Ridiculing working class culture isn’t exactly a new phenomenon — Owen Jones’ excellent book Chavs: The Demonization of the Working Class addressed this topic in the context of the resurgent fondness in the UK for laughing at all things chav-esque. America is generally thought of as a less class-bound society than its transatlantic cousin, but that’s not really true — for all that the US likes to embrace the idea of meritocracy and social mobility, the fact is that it’s just as difficult to break out of an impoverished background here, and significantly more difficult than in most OECD countries. Class is very much an issue here, in other words, and the last thing you need when you’re already down is someone higher on the pyramid than you are pointing down and giving a Nelson Muntz laugh.

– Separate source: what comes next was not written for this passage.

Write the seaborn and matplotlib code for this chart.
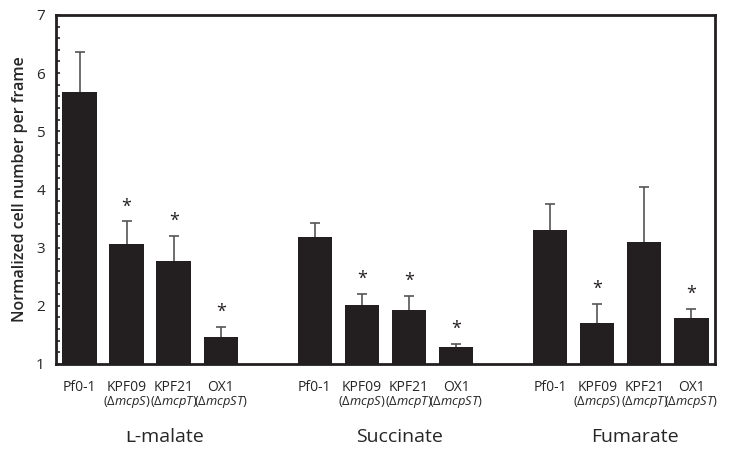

Of course, comedy shouldn’t be bound by strictures as to what is and isn’t appropriate material, and neither should it also make for comfortable viewing. And certainly, on a superficial level, the sight of a chubby white dude who’s making an effort to look geeky performing the rap about “fucking lots of bitches” is inherently amusing. Perhaps we should just leave it at that, and not overanalyze it — in a way, it feels silly to be penning a considered treatise on a throwaway performance of a song called “Smell Yo Dick.” It’d take a pretty hardened conspiracy theorist to argue that this performance was meant to be racist — if anything, it mines a similar vein of simultaneous affection and condescension to, say, Little Britain‘s überchav Vicky “Yeah But No But Yeah But” Pollard.

But then, both Pollard and her creator are white. And in general, whereas Little Britain lampoons what we might call “white trash” culture on this side of the Atlantic, the authors of “Smell Yo Dick” are black, as is much of the US’s working class, along with the working poor and the flat-out impoverished. Again, as we noted above, race and class are inextricably linked in this country. As such, the racial dimension is inescapable, and the questions this whole thing raises are pretty weighty ones: Can white people ever lampoon black culture without getting called racist? Are such accusations justified?

These are difficult questions to answer. Clearly, there are aspects of hip hop in 2013 that are probably long overdue for a satirical shellacking: the machismo, the materialism, the general existence of Kanye West. These are topics that plenty of (white) comedians have steered clear of over the years precisely because of the racial sensitivity that surrounds them.

But these aren’t the things that this performance addresses. At all. Ultimately, we’re not “offended” or “outraged” by the performance — honestly, there’s too much cheap outrage on the internet these days — but we do wonder if it’s entirely wise, or fair, to mine working class black stereotypes for the sake of cheap belly laughs.